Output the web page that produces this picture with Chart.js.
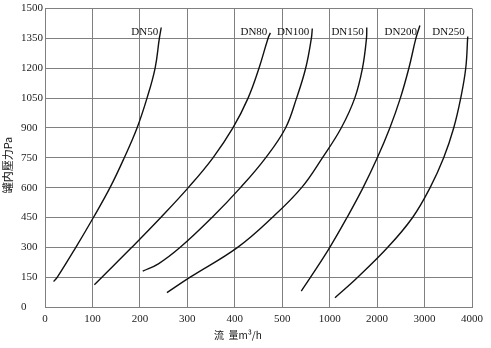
<!DOCTYPE html>
<html>
<head>
<meta charset="utf-8">
<script src="https://cdn.jsdelivr.net/npm/chart.js@4.4.1/dist/chart.umd.min.js"></script>
<style>
  html, body { margin: 0; padding: 0; background: #fff; }
  #flowChart { display: block; }
</style>
</head>
<body>
<canvas id="flowChart" width="491" height="348"></canvas>
<script>
// flow axis ticks (equal spacing between ticks, not a linear axis)
const flowTicks = [0, 100, 200, 300, 400, 500, 1000, 2000, 3000, 4000];
const pressureMax = 1500;
const pressureStep = 150;

const seriesNames = ['DN50', 'DN80', 'DN100', 'DN150', 'DN200', 'DN250'];

const dn50Flow = [18, 26, 65, 102, 137, 167, 194, 215, 232, 241, 245];
const dn50Pressure = [128, 150, 300, 450, 600, 750, 900, 1050, 1200, 1350, 1405];

const dn80Flow = [104, 120, 183, 244, 302, 354, 396, 428, 451, 470, 475];
const dn80Pressure = [112, 150, 300, 450, 600, 750, 900, 1050, 1200, 1350, 1378];

const dn100Flow = [206, 239, 285, 352, 412, 465, 535, 651, 747, 807, 817];
const dn100Pressure = [180, 217, 300, 450, 600, 750, 900, 1050, 1200, 1350, 1400];

const dn150Flow = [257, 306, 406, 479, 704, 923, 1243, 1529, 1691, 1776, 1782];
const dn150Pressure = [72, 150, 300, 450, 600, 750, 900, 1050, 1200, 1350, 1405];

const dn200Flow = [701, 799, 1003, 1366, 1704, 2004, 2268, 2490, 2669, 2817, 2902];
const dn200Pressure = [80, 150, 300, 450, 600, 750, 900, 1050, 1200, 1350, 1415];

const dn250Flow = [1112, 1592, 2225, 2748, 3117, 3403, 3614, 3762, 3868, 3910];
const dn250Pressure = [47, 150, 300, 450, 600, 750, 900, 1050, 1200, 1360];

const flows = [dn50Flow, dn80Flow, dn100Flow, dn150Flow, dn200Flow, dn250Flow];
const pressures = [dn50Pressure, dn80Pressure, dn100Pressure, dn150Pressure, dn200Pressure, dn250Pressure];

// position of a flow value measured in tick steps
function flowToStep(v) {
    for (let i = 0; i < flowTicks.length - 1; i++) {
        const a = flowTicks[i], b = flowTicks[i + 1];
        if (v <= b || i === flowTicks.length - 2) return i + (v - a) / (b - a);
    }
    return 0;
}

function stepToFlow(s) {
    const i = Math.max(0, Math.min(flowTicks.length - 2, Math.floor(s)));
    return flowTicks[i] + (s - i) * (flowTicks[i + 1] - flowTicks[i]);
}

class StepFlowScale extends Chart.LinearScale {
    buildTicks() {
        return flowTicks.map(v => ({ value: v }));
    }
    getPixelForValue(value) {
        return this.getPixelForDecimal(flowToStep(value) / (flowTicks.length - 1));
    }
    getValueForPixel(pixel) {
        return stepToFlow(this.getDecimalForPixel(pixel) * (flowTicks.length - 1));
    }
}
StepFlowScale.id = 'stepflow';
StepFlowScale.defaults = Chart.LinearScale.defaults;
Chart.register(StepFlowScale);

const serif = 'Liberation Serif, DejaVu Serif, serif';

// curve names, axis titles
const labelPlugin = {
    id: 'curveLabels',
    afterDatasetsDraw(chart) {
        const { ctx, scales: { x, y } } = chart;
        ctx.save();
        ctx.fillStyle = '#111';
        ctx.font = '11px ' + serif;
        ctx.textAlign = 'right';
        ctx.textBaseline = 'middle';
        seriesNames.forEach((name, i) => {
            const f = flows[i];
            ctx.fillText(name, x.getPixelForValue(f[f.length - 1]) - 3, y.getPixelForValue(1380));
        });

        ctx.font = '10px "Noto Sans CJK SC", "Liberation Sans", sans-serif';
        ctx.textAlign = 'left';
        ctx.fillText('流  量m³/h', 214, 335);

        ctx.translate(8, 165);
        ctx.rotate(-Math.PI / 2);
        ctx.textAlign = 'center';
        ctx.font = '11px "Noto Sans CJK TC", "Liberation Sans", sans-serif';
        ctx.fillText('罐内壓力Pa', 0, 0);
        ctx.restore();
    }
};

const ctx = document.getElementById('flowChart').getContext('2d');
new Chart(ctx, {
    type: 'line',
    data: {
        datasets: seriesNames.map((name, i) => ({
            label: name,
            data: flows[i].map((f, j) => ({ x: f, y: pressures[i][j] })),
            borderColor: '#111',
            borderWidth: 1.4,
            pointRadius: 0,
            tension: 0.4,
            fill: false
        }))
    },
    options: {
        responsive: false,
        animation: false,
        layout: { padding: { left: 21, right: 19, top: 7, bottom: 0 } },
        plugins: { legend: { display: false }, tooltip: { enabled: false } },
        scales: {
            x: {
                type: 'stepflow',
                min: 0,
                max: 4000,
                grid: { color: '#808080', lineWidth: 1, drawTicks: false },
                border: { color: '#808080' },
                ticks: {
                    color: '#222',
                    font: { family: serif, size: 11 },
                    padding: 6,
                    maxRotation: 0,
                    autoSkip: false,
                    callback: v => String(v)
                },
                afterFit: s => { s.height = 41; }
            },
            y: {
                min: 0,
                max: pressureMax,
                grid: { color: '#808080', lineWidth: 1, drawTicks: false },
                border: { color: '#808080' },
                ticks: {
                    stepSize: pressureStep,
                    color: '#222',
                    crossAlign: 'far',
                    font: { family: serif, size: 11 },
                    padding: 2,
                    callback: v => String(v)
                },
                afterFit: s => { s.width = 24; }
            }
        }
    },
    plugins: [labelPlugin]
});
</script>
</body>
</html>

┄┄┄┄┄┄┄┄┄┄

Copy all the lines above that hold the string "this".

Output the web page that produces this picture with Chart.js.
        return this.getPixelForDecimal(flowToStep(value) / (flowTicks.length - 1));
        return stepToFlow(this.getDecimalForPixel(pixel) * (flowTicks.length - 1));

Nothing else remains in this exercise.